- Exercise aim -
Write out the whole listing exactly as it stands.

- Dataset excerpt -
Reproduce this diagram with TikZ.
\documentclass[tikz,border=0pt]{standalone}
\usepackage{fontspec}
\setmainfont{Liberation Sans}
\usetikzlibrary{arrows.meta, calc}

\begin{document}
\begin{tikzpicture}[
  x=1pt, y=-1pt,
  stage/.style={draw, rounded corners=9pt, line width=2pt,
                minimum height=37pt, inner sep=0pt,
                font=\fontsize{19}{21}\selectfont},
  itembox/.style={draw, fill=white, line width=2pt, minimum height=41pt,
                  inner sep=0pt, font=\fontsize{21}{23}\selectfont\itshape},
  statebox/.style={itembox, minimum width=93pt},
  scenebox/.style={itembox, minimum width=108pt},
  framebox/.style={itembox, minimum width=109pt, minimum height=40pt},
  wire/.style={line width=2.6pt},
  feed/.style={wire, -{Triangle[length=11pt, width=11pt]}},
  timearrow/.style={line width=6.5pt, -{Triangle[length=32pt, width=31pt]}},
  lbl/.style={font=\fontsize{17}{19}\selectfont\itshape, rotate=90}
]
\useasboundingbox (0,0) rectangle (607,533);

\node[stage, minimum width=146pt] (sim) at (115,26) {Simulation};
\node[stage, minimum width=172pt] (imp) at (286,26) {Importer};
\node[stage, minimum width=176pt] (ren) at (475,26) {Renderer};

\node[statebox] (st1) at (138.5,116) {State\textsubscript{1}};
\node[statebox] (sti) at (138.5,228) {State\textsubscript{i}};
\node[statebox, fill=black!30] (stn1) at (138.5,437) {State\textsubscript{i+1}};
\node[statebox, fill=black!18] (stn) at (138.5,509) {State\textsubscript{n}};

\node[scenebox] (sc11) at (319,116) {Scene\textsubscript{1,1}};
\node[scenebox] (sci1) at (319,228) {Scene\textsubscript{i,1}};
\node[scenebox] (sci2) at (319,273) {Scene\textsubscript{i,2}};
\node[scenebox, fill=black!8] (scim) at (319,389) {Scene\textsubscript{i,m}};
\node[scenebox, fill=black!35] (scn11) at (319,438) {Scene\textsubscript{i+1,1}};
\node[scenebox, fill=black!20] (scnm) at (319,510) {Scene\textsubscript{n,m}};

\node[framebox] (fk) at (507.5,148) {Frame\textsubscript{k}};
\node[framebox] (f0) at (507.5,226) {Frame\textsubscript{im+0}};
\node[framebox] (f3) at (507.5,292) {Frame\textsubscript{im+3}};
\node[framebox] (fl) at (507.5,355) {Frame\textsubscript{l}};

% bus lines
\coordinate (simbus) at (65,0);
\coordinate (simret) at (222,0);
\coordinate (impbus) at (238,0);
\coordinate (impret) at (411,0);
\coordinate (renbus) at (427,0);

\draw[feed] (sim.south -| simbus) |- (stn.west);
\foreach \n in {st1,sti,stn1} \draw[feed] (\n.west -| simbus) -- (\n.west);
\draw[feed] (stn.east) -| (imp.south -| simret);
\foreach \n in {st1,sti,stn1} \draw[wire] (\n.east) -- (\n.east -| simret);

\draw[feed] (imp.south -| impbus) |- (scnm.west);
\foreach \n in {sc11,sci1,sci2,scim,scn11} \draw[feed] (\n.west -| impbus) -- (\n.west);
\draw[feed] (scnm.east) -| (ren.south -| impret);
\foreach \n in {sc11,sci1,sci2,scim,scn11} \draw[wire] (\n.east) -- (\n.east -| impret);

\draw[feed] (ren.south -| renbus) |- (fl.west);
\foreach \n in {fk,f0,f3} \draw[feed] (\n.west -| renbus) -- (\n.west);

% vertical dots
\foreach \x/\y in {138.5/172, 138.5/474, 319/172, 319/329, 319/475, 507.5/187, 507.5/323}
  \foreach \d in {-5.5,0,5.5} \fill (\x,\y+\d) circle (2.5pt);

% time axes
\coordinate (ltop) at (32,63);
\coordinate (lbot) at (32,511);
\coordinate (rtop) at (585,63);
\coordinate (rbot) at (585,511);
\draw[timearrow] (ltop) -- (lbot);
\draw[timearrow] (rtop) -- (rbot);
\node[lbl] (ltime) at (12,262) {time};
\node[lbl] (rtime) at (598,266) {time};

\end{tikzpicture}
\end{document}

- Full solution -
Reproduce this diagram with TikZ.
\documentclass[tikz,border=0pt]{standalone}
\usepackage{fontspec}
\setmainfont{Liberation Sans}
\usetikzlibrary{arrows.meta, calc}

\begin{document}
\begin{tikzpicture}[
  x=1pt, y=-1pt,
  stage/.style={draw, rounded corners=9pt, line width=2pt,
                minimum height=37pt, inner sep=0pt,
                font=\fontsize{19}{21}\selectfont},
  itembox/.style={draw, fill=white, line width=2pt, minimum height=41pt,
                  inner sep=0pt, font=\fontsize{21}{23}\selectfont\itshape},
  statebox/.style={itembox, minimum width=93pt},
  scenebox/.style={itembox, minimum width=108pt},
  framebox/.style={itembox, minimum width=109pt, minimum height=40pt},
  wire/.style={line width=2.6pt},
  feed/.style={wire, -{Triangle[length=11pt, width=11pt]}},
  timearrow/.style={line width=6.5pt, -{Triangle[length=32pt, width=31pt]}},
  lbl/.style={font=\fontsize{17}{19}\selectfont\itshape, rotate=90}
]
\useasboundingbox (0,0) rectangle (607,533);

\node[stage, minimum width=146pt] (sim) at (115,26) {Simulation};
\node[stage, minimum width=172pt] (imp) at (286,26) {Importer};
\node[stage, minimum width=176pt] (ren) at (475,26) {Renderer};

\node[statebox] (st1) at (138.5,116) {State\textsubscript{1}};
\node[statebox] (sti) at (138.5,228) {State\textsubscript{i}};
\node[statebox, fill=black!30] (stn1) at (138.5,437) {State\textsubscript{i+1}};
\node[statebox, fill=black!18] (stn) at (138.5,509) {State\textsubscript{n}};

\node[scenebox] (sc11) at (319,116) {Scene\textsubscript{1,1}};
\node[scenebox] (sci1) at (319,228) {Scene\textsubscript{i,1}};
\node[scenebox] (sci2) at (319,273) {Scene\textsubscript{i,2}};
\node[scenebox, fill=black!8] (scim) at (319,389) {Scene\textsubscript{i,m}};
\node[scenebox, fill=black!35] (scn11) at (319,438) {Scene\textsubscript{i+1,1}};
\node[scenebox, fill=black!20] (scnm) at (319,510) {Scene\textsubscript{n,m}};

\node[framebox] (fk) at (507.5,148) {Frame\textsubscript{k}};
\node[framebox] (f0) at (507.5,226) {Frame\textsubscript{im+0}};
\node[framebox] (f3) at (507.5,292) {Frame\textsubscript{im+3}};
\node[framebox] (fl) at (507.5,355) {Frame\textsubscript{l}};

% bus lines
\coordinate (simbus) at (65,0);
\coordinate (simret) at (222,0);
\coordinate (impbus) at (238,0);
\coordinate (impret) at (411,0);
\coordinate (renbus) at (427,0);

\draw[feed] (sim.south -| simbus) |- (stn.west);
\foreach \n in {st1,sti,stn1} \draw[feed] (\n.west -| simbus) -- (\n.west);
\draw[feed] (stn.east) -| (imp.south -| simret);
\foreach \n in {st1,sti,stn1} \draw[wire] (\n.east) -- (\n.east -| simret);

\draw[feed] (imp.south -| impbus) |- (scnm.west);
\foreach \n in {sc11,sci1,sci2,scim,scn11} \draw[feed] (\n.west -| impbus) -- (\n.west);
\draw[feed] (scnm.east) -| (ren.south -| impret);
\foreach \n in {sc11,sci1,sci2,scim,scn11} \draw[wire] (\n.east) -- (\n.east -| impret);

\draw[feed] (ren.south -| renbus) |- (fl.west);
\foreach \n in {fk,f0,f3} \draw[feed] (\n.west -| renbus) -- (\n.west);

% vertical dots
\foreach \x/\y in {138.5/172, 138.5/474, 319/172, 319/329, 319/475, 507.5/187, 507.5/323}
  \foreach \d in {-5.5,0,5.5} \fill (\x,\y+\d) circle (2.5pt);

% time axes
\coordinate (ltop) at (32,63);
\coordinate (lbot) at (32,511);
\coordinate (rtop) at (585,63);
\coordinate (rbot) at (585,511);
\draw[timearrow] (ltop) -- (lbot);
\draw[timearrow] (rtop) -- (rbot);
\node[lbl] (ltime) at (12,262) {time};
\node[lbl] (rtime) at (598,266) {time};

\end{tikzpicture}
\end{document}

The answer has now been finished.